The daily points out that meteorologists called Hurricane Patricia one of the most ferocious ever seen in the Western Hemisphere. But just hours later, the storm had passed over and, despite uprooted trees, landslides blocking some roads and the destruction of humble homes, there were no immediate reports of any deaths or damage to major infrastructure.
Experts said that the result was a combination of luck — the storm, for instance, passed between two cities but hit neither directly — and capable planning in a country that had learned from past disasters.
The Mexican authorities “learned some hard lessons” from botched or inadequate responses to earlier catastrophes, said Richard Olson, the director of the Extreme Events Institute at Florida International University in Miami. “It looks like they got this one right.”
The Times points out that Mexico now has a national emergency response system that reaches from the central government to the local level. “There was a strong learning curve and they put resources into it,” Olson said, although he said the system was not able to prevent deaths when separate storms hit the country’s Gulf and Pacific coasts in the same week two years ago.
With Hurricane Patricia, Olson said, Mexican authorities had done a good job of warning local residents, through announcements on radio and television and social media. He said they had also done good work in evacuating people ahead of the storm — a process that began before it quickly blew up into a Category 5 hurricane with winds measured at 200 miles per hour.
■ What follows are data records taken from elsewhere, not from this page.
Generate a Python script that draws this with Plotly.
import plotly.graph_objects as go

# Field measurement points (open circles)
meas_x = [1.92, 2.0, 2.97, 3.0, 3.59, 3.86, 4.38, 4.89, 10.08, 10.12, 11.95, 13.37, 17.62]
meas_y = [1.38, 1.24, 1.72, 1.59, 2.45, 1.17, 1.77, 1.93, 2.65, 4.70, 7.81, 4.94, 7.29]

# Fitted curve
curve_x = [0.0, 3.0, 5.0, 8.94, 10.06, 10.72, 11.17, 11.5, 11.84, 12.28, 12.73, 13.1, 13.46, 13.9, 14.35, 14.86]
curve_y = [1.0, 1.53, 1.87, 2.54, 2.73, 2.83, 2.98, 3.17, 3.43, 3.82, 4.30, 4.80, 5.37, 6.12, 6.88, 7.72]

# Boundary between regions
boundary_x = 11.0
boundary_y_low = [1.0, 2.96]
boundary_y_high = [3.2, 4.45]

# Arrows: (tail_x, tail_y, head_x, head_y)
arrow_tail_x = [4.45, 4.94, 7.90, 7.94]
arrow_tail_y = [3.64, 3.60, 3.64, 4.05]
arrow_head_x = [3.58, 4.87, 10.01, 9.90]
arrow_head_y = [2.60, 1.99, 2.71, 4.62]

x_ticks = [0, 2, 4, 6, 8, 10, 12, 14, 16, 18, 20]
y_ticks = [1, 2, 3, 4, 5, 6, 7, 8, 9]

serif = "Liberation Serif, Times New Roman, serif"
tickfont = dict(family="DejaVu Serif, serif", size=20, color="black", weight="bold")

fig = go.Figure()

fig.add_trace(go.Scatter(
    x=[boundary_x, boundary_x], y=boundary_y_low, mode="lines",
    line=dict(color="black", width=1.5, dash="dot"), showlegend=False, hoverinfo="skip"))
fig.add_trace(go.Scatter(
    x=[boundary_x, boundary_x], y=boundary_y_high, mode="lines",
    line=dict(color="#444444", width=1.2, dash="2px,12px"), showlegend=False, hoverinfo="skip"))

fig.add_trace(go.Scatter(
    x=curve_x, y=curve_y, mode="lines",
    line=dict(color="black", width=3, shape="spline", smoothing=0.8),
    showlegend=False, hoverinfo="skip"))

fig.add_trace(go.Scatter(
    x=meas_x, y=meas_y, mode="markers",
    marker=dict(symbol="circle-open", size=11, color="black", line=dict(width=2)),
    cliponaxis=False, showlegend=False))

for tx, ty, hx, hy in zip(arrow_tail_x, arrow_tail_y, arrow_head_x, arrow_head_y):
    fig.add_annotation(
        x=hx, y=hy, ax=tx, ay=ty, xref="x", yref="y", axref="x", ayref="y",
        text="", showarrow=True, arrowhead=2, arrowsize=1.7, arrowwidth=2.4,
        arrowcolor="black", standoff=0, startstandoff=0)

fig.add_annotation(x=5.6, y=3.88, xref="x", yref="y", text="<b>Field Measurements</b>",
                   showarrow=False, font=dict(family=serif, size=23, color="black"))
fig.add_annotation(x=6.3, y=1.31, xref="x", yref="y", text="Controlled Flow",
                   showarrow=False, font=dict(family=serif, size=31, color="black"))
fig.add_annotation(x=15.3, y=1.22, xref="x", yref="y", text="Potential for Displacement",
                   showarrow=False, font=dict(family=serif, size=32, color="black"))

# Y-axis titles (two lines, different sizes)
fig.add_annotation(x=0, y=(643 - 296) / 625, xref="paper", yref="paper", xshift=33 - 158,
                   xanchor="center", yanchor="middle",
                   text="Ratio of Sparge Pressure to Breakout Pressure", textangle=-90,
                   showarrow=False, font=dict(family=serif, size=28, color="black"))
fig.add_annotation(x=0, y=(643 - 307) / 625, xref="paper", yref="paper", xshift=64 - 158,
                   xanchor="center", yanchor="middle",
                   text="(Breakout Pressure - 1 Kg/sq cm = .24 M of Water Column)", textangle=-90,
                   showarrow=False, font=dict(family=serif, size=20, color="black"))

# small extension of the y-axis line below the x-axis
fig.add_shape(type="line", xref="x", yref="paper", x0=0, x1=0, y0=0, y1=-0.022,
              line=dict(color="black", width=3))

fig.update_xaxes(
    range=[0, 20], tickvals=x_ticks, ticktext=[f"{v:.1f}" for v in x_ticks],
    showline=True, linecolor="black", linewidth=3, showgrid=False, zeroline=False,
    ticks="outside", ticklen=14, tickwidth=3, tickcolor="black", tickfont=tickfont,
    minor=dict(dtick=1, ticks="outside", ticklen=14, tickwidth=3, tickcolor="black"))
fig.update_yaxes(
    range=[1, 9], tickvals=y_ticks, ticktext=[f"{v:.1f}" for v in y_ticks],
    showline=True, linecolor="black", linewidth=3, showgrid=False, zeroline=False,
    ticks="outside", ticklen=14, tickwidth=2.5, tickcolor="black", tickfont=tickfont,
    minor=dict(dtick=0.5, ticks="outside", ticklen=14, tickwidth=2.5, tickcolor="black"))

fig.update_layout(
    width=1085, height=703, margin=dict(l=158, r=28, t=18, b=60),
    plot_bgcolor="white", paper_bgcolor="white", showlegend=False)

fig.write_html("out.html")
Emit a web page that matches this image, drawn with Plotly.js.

The authorities were then effective in moving some of those who remained in the area into shelters and persuading others to stay in their homes. In some cases, emergency management workers took to the streets with bullhorns to warn people of the coming storm.
“The important thing is that people responded,” Gerardo Ruiz Esparza, the secretary of communications and transportation, said in a televised news conference on Saturday. “If we hadn’t had that response, I’m sure we would be talking about other incidents.”
After the storm, the Mexican authorities also moved quickly to clean up debris and clear highways of landslides or fallen trees, points out the Times.